> **What you are asked to do**
Return only the lines from the top of the data down to the one that holds "width=126pt,minimum height=36pt] (tc)", both included, without any pictures.

> **Exercise input**
□ □ □ □ □ □ □
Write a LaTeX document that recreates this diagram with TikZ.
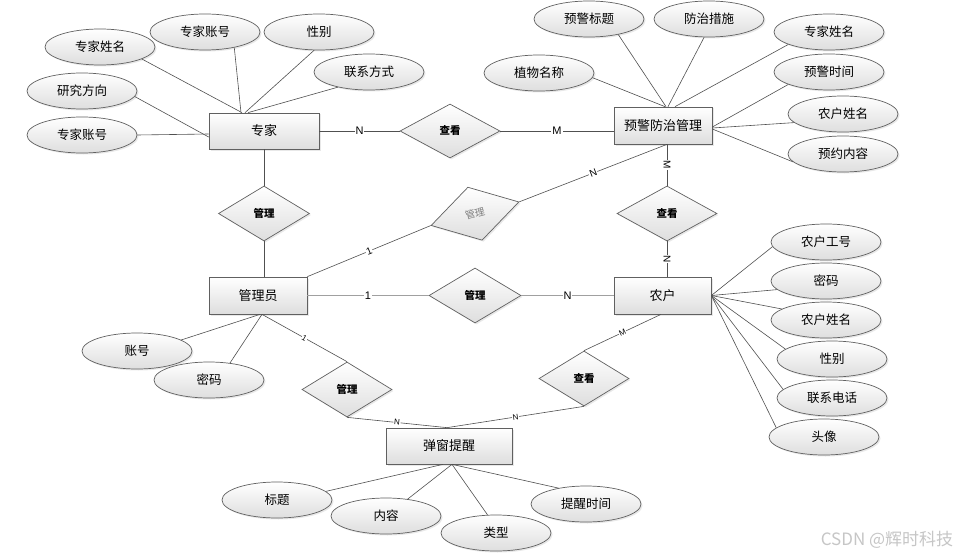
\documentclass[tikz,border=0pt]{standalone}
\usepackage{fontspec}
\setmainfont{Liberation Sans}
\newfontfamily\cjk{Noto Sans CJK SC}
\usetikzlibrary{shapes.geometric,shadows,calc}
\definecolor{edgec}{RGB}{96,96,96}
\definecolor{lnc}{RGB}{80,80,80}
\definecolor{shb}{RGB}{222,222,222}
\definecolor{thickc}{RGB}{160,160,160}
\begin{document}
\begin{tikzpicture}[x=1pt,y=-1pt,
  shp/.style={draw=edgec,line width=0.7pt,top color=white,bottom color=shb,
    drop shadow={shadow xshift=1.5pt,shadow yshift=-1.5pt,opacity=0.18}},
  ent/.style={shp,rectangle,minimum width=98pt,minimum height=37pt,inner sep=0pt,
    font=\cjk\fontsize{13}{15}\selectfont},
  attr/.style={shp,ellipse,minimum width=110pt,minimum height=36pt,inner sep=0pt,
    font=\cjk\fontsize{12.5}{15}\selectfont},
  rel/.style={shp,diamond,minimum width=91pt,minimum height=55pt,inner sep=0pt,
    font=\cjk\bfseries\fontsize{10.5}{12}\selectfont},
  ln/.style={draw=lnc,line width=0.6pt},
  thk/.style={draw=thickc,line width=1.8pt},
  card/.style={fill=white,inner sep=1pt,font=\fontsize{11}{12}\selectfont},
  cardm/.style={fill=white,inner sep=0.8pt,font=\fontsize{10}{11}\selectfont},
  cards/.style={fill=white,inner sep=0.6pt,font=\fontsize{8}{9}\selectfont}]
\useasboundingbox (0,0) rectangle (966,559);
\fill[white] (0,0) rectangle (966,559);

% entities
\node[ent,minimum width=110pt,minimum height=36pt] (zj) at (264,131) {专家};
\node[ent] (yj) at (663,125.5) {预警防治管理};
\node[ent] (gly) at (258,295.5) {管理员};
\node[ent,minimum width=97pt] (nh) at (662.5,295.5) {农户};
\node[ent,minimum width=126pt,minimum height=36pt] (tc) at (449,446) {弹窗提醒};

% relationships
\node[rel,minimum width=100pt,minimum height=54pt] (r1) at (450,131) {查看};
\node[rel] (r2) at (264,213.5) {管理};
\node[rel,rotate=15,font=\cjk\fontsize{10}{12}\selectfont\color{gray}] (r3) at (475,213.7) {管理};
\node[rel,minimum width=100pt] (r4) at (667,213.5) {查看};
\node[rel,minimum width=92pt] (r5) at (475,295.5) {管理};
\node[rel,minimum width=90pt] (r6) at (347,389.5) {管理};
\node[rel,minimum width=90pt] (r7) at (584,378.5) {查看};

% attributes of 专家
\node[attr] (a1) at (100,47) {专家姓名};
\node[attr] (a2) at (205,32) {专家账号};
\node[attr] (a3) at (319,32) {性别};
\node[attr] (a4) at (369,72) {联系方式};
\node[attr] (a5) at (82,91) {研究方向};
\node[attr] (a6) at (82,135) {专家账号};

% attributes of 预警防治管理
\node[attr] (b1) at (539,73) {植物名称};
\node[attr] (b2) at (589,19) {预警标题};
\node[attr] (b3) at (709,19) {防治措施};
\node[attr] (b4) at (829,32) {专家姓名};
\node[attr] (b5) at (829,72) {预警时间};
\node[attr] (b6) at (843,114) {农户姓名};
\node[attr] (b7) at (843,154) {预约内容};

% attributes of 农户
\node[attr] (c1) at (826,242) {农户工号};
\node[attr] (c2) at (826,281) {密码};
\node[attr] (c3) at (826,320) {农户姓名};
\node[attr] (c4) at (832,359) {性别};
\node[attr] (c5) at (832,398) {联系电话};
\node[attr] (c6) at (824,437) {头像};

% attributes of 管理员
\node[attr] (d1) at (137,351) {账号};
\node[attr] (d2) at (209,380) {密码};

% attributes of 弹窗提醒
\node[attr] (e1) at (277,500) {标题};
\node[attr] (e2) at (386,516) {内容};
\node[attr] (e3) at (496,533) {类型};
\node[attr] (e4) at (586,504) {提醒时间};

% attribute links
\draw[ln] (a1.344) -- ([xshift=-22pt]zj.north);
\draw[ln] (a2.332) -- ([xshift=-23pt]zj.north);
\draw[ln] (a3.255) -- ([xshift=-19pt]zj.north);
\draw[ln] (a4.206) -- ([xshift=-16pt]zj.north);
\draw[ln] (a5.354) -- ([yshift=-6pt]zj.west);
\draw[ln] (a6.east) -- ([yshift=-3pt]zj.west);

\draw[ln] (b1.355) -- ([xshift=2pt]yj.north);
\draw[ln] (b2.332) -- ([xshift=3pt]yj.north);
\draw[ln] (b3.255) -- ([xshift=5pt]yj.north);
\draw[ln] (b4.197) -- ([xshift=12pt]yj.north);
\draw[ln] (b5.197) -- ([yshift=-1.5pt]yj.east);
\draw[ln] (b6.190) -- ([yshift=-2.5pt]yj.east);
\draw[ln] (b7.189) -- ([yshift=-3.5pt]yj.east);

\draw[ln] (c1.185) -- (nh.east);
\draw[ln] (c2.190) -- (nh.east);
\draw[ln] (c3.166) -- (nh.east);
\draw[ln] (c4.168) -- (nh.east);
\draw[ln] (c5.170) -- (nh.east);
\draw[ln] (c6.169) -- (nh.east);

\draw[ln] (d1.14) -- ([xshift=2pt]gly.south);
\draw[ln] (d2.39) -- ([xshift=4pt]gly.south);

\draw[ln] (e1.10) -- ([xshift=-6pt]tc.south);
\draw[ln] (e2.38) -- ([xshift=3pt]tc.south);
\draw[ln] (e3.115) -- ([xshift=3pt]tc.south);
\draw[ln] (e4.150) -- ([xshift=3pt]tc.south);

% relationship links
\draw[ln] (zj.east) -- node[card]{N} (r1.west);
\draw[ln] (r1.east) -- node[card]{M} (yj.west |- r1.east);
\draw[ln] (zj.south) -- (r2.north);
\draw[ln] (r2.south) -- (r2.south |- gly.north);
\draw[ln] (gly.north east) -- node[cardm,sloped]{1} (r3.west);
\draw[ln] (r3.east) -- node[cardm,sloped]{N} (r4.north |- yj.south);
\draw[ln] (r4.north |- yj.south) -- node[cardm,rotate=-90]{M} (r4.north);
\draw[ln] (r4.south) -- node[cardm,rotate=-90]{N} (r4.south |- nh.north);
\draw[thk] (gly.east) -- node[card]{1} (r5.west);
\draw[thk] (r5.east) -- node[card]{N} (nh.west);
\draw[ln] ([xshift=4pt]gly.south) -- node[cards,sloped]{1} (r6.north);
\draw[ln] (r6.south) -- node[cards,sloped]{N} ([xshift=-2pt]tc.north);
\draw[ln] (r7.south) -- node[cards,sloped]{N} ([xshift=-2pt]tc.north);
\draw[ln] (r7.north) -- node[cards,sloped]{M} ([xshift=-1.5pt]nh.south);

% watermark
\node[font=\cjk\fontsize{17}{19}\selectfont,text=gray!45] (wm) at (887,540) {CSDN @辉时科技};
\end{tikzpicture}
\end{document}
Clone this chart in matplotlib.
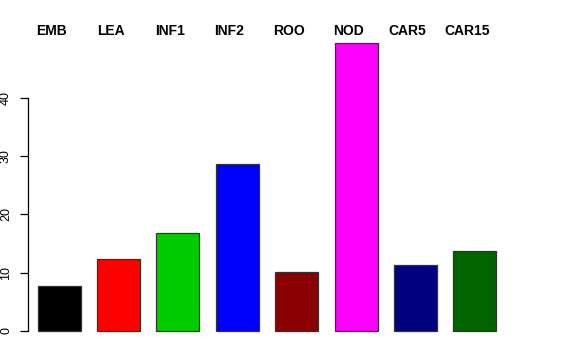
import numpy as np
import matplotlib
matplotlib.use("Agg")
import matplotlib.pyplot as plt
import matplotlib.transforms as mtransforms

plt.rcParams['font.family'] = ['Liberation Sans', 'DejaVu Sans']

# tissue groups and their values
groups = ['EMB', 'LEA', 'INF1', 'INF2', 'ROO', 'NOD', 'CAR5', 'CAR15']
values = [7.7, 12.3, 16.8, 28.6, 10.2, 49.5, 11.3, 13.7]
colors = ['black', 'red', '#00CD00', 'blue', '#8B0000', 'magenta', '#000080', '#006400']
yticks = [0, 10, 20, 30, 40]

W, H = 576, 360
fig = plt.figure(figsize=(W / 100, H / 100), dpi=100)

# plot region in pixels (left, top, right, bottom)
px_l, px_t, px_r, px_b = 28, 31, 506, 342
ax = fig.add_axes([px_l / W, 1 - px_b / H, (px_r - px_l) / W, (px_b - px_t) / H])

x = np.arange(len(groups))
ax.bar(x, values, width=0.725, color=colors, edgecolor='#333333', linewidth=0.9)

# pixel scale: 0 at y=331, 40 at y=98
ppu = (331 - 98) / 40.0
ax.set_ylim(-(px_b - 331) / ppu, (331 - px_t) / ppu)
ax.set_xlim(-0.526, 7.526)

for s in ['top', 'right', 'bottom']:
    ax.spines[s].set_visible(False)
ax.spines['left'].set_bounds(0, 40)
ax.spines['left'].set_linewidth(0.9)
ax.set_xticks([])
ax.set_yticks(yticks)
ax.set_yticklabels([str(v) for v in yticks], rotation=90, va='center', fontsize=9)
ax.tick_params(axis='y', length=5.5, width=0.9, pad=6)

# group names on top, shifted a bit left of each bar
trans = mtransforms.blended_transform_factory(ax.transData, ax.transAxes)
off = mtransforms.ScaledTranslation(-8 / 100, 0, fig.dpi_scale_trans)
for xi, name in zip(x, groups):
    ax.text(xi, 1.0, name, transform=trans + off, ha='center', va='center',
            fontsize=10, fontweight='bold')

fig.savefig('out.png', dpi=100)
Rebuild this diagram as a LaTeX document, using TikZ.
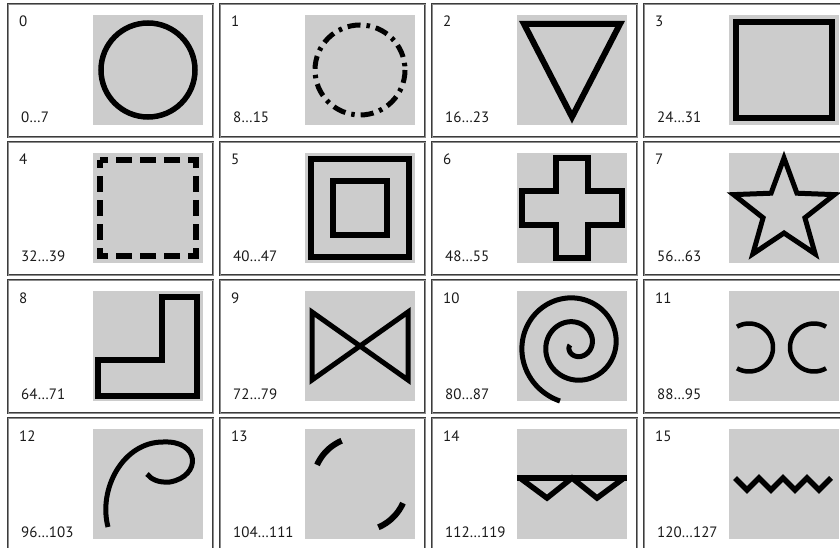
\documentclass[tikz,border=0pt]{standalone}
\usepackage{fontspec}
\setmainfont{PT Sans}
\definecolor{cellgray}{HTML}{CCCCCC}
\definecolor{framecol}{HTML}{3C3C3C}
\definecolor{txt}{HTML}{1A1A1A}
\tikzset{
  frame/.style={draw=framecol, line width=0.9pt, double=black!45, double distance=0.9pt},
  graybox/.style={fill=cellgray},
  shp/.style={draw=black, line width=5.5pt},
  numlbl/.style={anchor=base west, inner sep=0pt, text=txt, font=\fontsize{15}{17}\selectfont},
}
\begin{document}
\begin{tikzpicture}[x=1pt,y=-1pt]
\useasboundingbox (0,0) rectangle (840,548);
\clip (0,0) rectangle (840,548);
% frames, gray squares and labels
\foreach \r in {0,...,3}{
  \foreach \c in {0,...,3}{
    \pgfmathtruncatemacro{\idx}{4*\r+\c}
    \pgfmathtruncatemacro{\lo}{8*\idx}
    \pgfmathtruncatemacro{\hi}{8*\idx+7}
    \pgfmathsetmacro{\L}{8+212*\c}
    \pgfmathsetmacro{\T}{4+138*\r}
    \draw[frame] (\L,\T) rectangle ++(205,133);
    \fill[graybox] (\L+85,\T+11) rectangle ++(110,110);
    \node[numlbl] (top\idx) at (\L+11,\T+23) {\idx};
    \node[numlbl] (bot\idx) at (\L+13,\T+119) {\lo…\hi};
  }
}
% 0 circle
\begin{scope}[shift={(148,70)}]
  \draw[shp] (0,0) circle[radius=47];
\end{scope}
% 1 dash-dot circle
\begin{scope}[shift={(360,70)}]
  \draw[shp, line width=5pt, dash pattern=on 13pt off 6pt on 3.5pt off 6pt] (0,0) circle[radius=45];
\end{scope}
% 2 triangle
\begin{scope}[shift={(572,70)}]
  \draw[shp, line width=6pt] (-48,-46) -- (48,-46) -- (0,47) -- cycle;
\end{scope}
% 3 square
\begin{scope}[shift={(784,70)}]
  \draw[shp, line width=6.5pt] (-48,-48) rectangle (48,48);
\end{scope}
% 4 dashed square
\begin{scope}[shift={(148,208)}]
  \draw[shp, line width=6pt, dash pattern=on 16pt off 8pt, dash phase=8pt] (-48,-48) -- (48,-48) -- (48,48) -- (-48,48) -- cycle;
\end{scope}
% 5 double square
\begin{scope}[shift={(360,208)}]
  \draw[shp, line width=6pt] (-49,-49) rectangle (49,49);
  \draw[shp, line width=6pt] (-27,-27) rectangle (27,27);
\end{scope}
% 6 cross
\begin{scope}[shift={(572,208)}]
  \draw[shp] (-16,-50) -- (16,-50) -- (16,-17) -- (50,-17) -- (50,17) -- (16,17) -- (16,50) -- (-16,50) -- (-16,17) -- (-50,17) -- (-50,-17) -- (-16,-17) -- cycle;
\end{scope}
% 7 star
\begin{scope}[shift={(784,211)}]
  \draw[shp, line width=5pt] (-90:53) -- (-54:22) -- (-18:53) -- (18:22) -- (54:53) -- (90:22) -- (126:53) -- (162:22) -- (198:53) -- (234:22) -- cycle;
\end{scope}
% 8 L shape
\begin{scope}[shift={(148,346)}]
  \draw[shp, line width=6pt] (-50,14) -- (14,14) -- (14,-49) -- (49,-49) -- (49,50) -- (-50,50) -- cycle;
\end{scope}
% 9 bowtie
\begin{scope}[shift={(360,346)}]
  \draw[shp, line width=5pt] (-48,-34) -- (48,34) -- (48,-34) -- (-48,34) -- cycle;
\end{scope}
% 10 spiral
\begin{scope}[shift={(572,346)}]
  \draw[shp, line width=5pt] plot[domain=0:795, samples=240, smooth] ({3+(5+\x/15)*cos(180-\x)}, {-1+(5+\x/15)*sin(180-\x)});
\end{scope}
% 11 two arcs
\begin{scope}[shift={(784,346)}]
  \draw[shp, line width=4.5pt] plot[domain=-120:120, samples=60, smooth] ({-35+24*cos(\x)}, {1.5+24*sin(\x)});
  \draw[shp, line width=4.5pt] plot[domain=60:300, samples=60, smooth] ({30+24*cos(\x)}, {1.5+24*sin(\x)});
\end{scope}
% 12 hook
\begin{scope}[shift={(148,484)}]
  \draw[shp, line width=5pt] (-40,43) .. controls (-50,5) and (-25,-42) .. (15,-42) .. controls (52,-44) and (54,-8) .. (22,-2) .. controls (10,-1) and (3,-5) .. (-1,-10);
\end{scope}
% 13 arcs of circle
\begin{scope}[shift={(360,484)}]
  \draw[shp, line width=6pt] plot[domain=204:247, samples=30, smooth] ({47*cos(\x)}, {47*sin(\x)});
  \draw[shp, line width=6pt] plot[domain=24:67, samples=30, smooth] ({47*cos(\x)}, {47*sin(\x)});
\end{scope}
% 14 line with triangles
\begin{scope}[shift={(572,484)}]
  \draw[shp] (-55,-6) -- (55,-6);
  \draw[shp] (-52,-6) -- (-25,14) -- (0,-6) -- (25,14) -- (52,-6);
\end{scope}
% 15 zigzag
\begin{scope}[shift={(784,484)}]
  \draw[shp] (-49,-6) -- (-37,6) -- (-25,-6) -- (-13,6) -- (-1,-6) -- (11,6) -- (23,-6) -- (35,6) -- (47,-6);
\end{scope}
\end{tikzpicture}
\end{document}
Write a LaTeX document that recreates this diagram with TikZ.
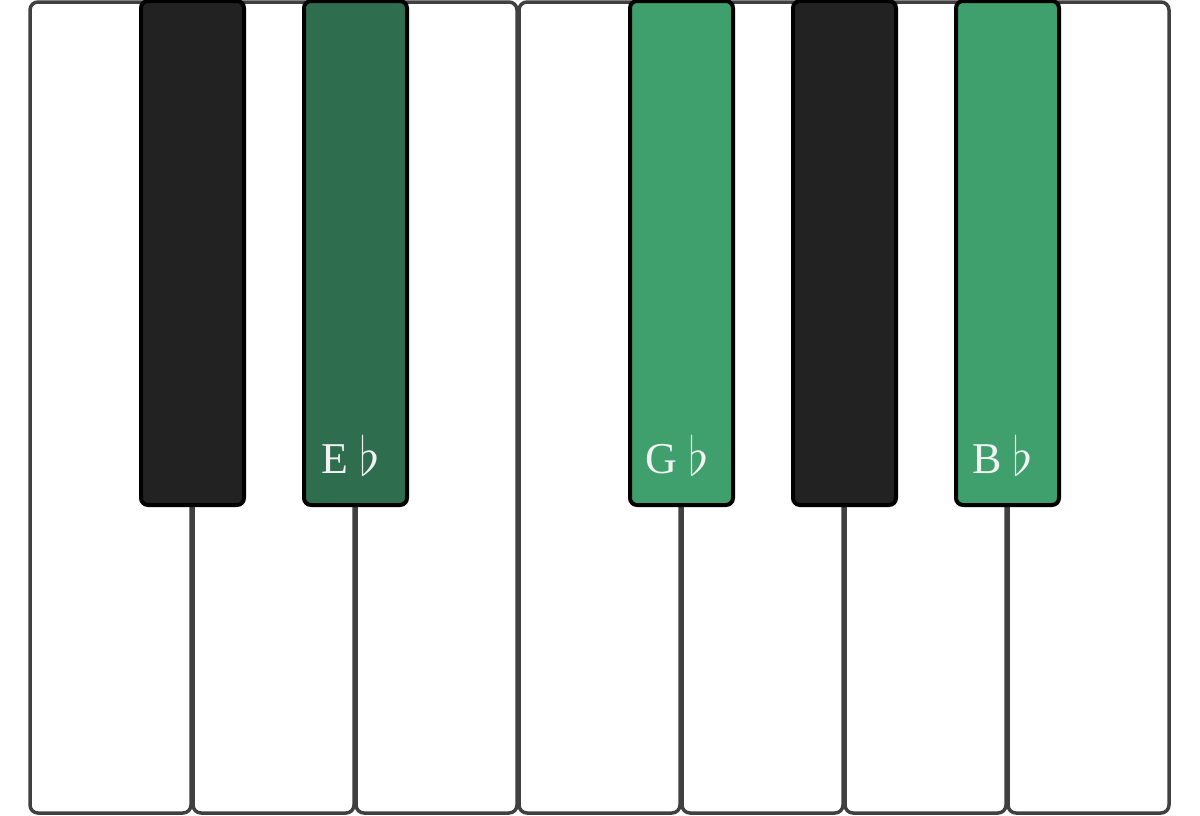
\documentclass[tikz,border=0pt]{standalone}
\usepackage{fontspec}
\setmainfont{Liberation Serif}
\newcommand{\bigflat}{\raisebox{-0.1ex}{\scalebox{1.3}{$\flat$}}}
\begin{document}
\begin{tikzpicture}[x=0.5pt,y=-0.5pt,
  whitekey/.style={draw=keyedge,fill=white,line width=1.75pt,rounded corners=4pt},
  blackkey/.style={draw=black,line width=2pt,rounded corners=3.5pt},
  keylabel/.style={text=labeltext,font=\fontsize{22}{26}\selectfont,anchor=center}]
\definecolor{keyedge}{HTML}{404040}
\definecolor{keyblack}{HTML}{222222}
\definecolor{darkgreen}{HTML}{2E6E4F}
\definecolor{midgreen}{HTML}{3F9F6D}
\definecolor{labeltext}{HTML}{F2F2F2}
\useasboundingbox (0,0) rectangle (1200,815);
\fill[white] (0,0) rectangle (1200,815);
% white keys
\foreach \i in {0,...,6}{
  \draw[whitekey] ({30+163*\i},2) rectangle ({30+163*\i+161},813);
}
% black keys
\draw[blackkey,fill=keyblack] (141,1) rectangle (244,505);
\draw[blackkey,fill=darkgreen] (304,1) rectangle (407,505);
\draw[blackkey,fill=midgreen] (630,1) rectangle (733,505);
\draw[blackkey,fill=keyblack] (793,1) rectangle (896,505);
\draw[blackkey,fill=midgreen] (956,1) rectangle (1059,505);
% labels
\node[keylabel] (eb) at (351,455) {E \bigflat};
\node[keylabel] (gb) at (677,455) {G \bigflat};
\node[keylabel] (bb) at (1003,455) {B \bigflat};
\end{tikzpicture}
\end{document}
□ □ □ □ □ □ □
> **Final result**
Write a LaTeX document that recreates this diagram with TikZ.
\documentclass[tikz,border=0pt]{standalone}
\usepackage{fontspec}
\setmainfont{Liberation Sans}
\newfontfamily\cjk{Noto Sans CJK SC}
\usetikzlibrary{shapes.geometric,shadows,calc}
\definecolor{edgec}{RGB}{96,96,96}
\definecolor{lnc}{RGB}{80,80,80}
\definecolor{shb}{RGB}{222,222,222}
\definecolor{thickc}{RGB}{160,160,160}
\begin{document}
\begin{tikzpicture}[x=1pt,y=-1pt,
  shp/.style={draw=edgec,line width=0.7pt,top color=white,bottom color=shb,
    drop shadow={shadow xshift=1.5pt,shadow yshift=-1.5pt,opacity=0.18}},
  ent/.style={shp,rectangle,minimum width=98pt,minimum height=37pt,inner sep=0pt,
    font=\cjk\fontsize{13}{15}\selectfont},
  attr/.style={shp,ellipse,minimum width=110pt,minimum height=36pt,inner sep=0pt,
    font=\cjk\fontsize{12.5}{15}\selectfont},
  rel/.style={shp,diamond,minimum width=91pt,minimum height=55pt,inner sep=0pt,
    font=\cjk\bfseries\fontsize{10.5}{12}\selectfont},
  ln/.style={draw=lnc,line width=0.6pt},
  thk/.style={draw=thickc,line width=1.8pt},
  card/.style={fill=white,inner sep=1pt,font=\fontsize{11}{12}\selectfont},
  cardm/.style={fill=white,inner sep=0.8pt,font=\fontsize{10}{11}\selectfont},
  cards/.style={fill=white,inner sep=0.6pt,font=\fontsize{8}{9}\selectfont}]
\useasboundingbox (0,0) rectangle (966,559);
\fill[white] (0,0) rectangle (966,559);

% entities
\node[ent,minimum width=110pt,minimum height=36pt] (zj) at (264,131) {专家};
\node[ent] (yj) at (663,125.5) {预警防治管理};
\node[ent] (gly) at (258,295.5) {管理员};
\node[ent,minimum width=97pt] (nh) at (662.5,295.5) {农户};
\node[ent,minimum width=126pt,minimum height=36pt] (tc) at (449,446) {弹窗提醒};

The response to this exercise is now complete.